If you look at the all star times yes, there are 18 year olds who may really be 19, but there are also 15 and 16 yr olds at the top. After puberty age matters less. Do you really think that a kid who is 18 and 11months vs a 19 makes a difference?

All of the male NVSL records were set by a 16 yr old. So there goes your theory that only the 19 year old dominate.


Different for men than women. The older boys/men definitely dominate. Not so for girls who develop younger


Guess you don't like facts. Everything I stated above was true.

All of the NVSL MEN's records were set by a MAN who was 16 at the time and it you look at all stars last summer there are 15 and 16 yr olds who placed in the tip Sure 18 yrs olds got first, but I am guessing not every one of them is really 19.


You have a really bad sample set here - kids drop out like flies once they get older and legitimately fast 18 year olds are not focused on a silly summer league. They are swimming for sectionals and futures time and don’t want to waste time beating 16 year olds in a pool. This is written by someone who doesn’t know anything about real competitive swimming. There’s a reason why there are age groups and why we don’t see 16 year men swimming in the Olympics (yes Phelps was the exception).

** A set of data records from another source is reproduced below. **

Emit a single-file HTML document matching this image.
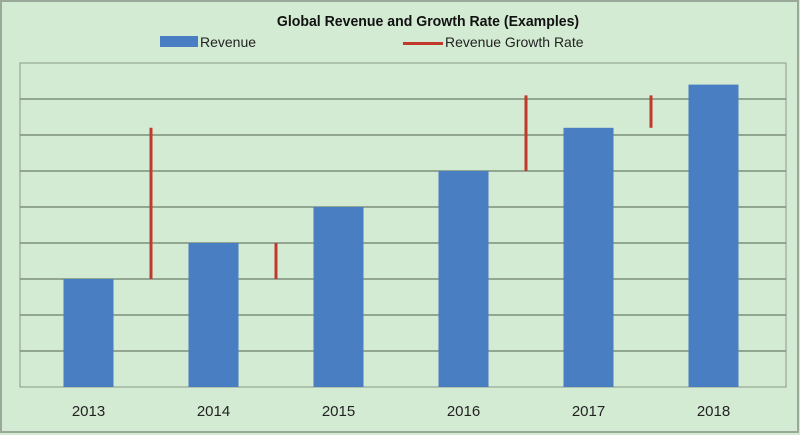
<!DOCTYPE html>
<html><head><meta charset="utf-8"><style>
html,body{margin:0;padding:0;background:#d4ebd3;}
svg{display:block;font-family:"Liberation Sans",sans-serif;}
</style></head><body>
<svg id="c" width="800" height="435">
<rect x="1" y="1" width="797" height="431" fill="#d4ebd3" stroke="#9aa89a" stroke-width="2"/>
<text x="428" y="26" text-anchor="middle" font-size="15" font-weight="bold" fill="#111" transform="scale(0.94,1)" transform-origin="428 26">Global  Revenue   and Growth Rate (Examples)</text>
<g>
<rect x="160" y="36" width="38" height="11" fill="#4a7ec2"/>
<text x="200" y="47" font-size="14" fill="#222">Revenue</text>
<rect x="403" y="42" width="40" height="3" fill="#c0392b"/>
<text x="445" y="47" font-size="14" fill="#222">Revenue Growth Rate</text>
</g>
<rect x="20" y="63" width="766" height="324" fill="#d4ebd3" stroke="#8a9a8a" stroke-width="1"/>
<g id="grid"></g><g id="bars"></g><g id="growth"></g><g id="xlabels"></g>
</svg>
<script>
const categories=["2013","2014","2015","2016","2017","2018"];
const revenue=[3,4,5,6,7.2,8.4];
const growthAfter=[0,1,3,4];
const growthLow=[3,3,6,7.2];
const growthHigh=[7.2,4,8.1,8.1];
const gridValues=[1,2,3,4,5,6,7,8];
const NS="http://www.w3.org/2000/svg";
const L=20,R=786,T=63,B=387,maxV=9;
const bandStart=26,band=125;
const y=v=>B-v/maxV*(B-T);
const cx=i=>bandStart+band*(i+0.5);
function mk(t,a,p){const e=document.createElementNS(NS,t);for(const k in a)e.setAttribute(k,a[k]);p.appendChild(e);return e;}
const g=document.getElementById('grid');
gridValues.forEach(v=>{
 const l=mk('line',{x1:L,x2:R,y1:y(v),y2:y(v),stroke:'#7d8f7d','stroke-width':1.5},g);
 
 
});
const bg=document.getElementById('bars');
revenue.forEach((v,i)=>{
 const r=mk('rect',{x:cx(i)-25,y:y(v),width:50,height:B-y(v),fill:'#4a7ec2'},bg);
 
 
});
const gg=document.getElementById('growth');
growthAfter.forEach((i,k)=>{
 const x=(cx(i)+cx(i+1))/2;
 const l=mk('line',{x1:x,x2:x,y1:y(growthLow[k]),y2:y(growthHigh[k]),stroke:'#c0392b','stroke-width':3},gg);
 
 
});
const xl=document.getElementById('xlabels');
categories.forEach((c,i)=>{
 const t=mk('text',{x:cx(i),y:416,'text-anchor':'middle','font-size':15,fill:'#222'},xl);
 t.textContent=c;
 
 
});
</script>
</body></html>
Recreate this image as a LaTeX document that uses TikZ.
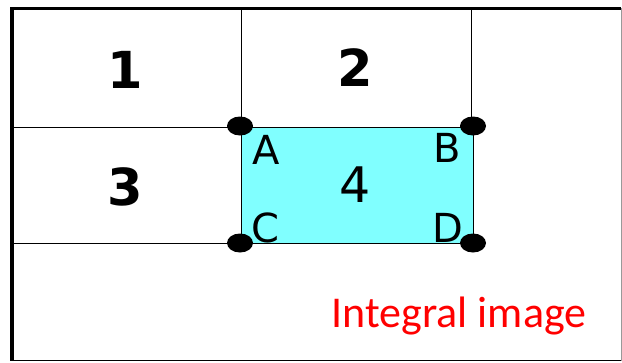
\documentclass[tikz,border=0pt]{standalone}
\usepackage{fontspec}
\usetikzlibrary{shapes.geometric}
\setmainfont{DejaVu Sans}
\newfontfamily\calib{Carlito}
\definecolor{boxcyan}{RGB}{128,255,255}
\begin{document}
\begin{tikzpicture}[x=1pt,y=-1pt,
  thinline/.style={draw=black,line width=1pt},
  dotmark/.style={ellipse,fill=black,minimum width=26pt,minimum height=19pt,inner sep=0pt},
  bignum/.style={font=\fontsize{51}{51}\selectfont\bfseries},
  letter/.style={font=\fontsize{40}{40}\selectfont}]
\useasboundingbox (0,0) rectangle (622,362);
% frame
\draw[line width=4pt] (11.5,8) -- (11.5,361);
\draw[line width=3pt] (10,8) -- (621,8);
\draw[line width=1pt] (10,360.5) -- (621,360.5);
\draw[line width=0.6pt,black!40] (621.5,8) -- (621.5,361);
% blue box
\fill[boxcyan] (241,127) rectangle (473,243);
\draw[thinline] (241,127) rectangle (473,243);
% grid lines
\coordinate (tA) at (241,8);
\coordinate (tB) at (471,8);
\coordinate (lA) at (10,127);
\coordinate (lC) at (10,243);
\coordinate (A) at (241,127);
\coordinate (B) at (471,127);
\coordinate (C) at (241,243);
\draw[thinline] (tA) -- (A);
\draw[thinline] (tB) -- (B);
\draw[thinline] (lA) -- (A);
\draw[thinline] (lC) -- (C);
% dots
\node[dotmark] (dA) at (240,126) {};
\node[dotmark] (dB) at (473,126) {};
\node[dotmark] (dC) at (240,243) {};
\node[dotmark] (dD) at (473,243) {};
% labels
\node[bignum] (n1) at (125,70) {1};
\node[bignum] (n2) at (355,68) {2};
\node[bignum] (n3) at (125,187) {3};
\node[font=\fontsize{49}{49}\selectfont] (n4) at (355,185) {4};
\node[letter] (la) at (266,150) {A};
\node[letter] (lb) at (447,148) {B};
\node[letter] (lc) at (265,228) {C};
\node[letter] (ld) at (448,228) {D};
\node[font=\calib\fontsize{44}{44}\selectfont,text=red] (ii) at (459,316) {Integral image};
\end{tikzpicture}
\end{document}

sure that is why there have been NVSL records set by individuals who when on to swim in the Olympics. Lots of local swimmers swim in NVSL for fun. The 16 yr old record holder was one of the top college recruits and went to Olympic trials.



Right, so this record holder continued to swim in nvsl and didn’t lower the record as an 18 yo? Or no, they left after 16? That’s the point, if he had stayed until 18, times would have been even lower.


NP - kept swimming in NVSL - but there were injuries. Google it. I don’t like posting about individuals on this site, but there is already info online about it.


Universally proclaiming that 15/16 year old boys have minimal disadvantages against and regularly set records over 17/18 year old boys based on results of a rec summer swim league, even one populated by elite swimmers, is short sighted. If you look at USA motivational times, which are based on all usa swimming swimmers in the us, the top 15 percent of 17-18 year old boys are swimming 50 fee scy about a half second faster than the top 15% of 15/16 year olds. Of the top 40 times for 50 free scy this past season for boys 15-18, 6 belong to 15/16 year olds, and the rest are 17/18 year olds.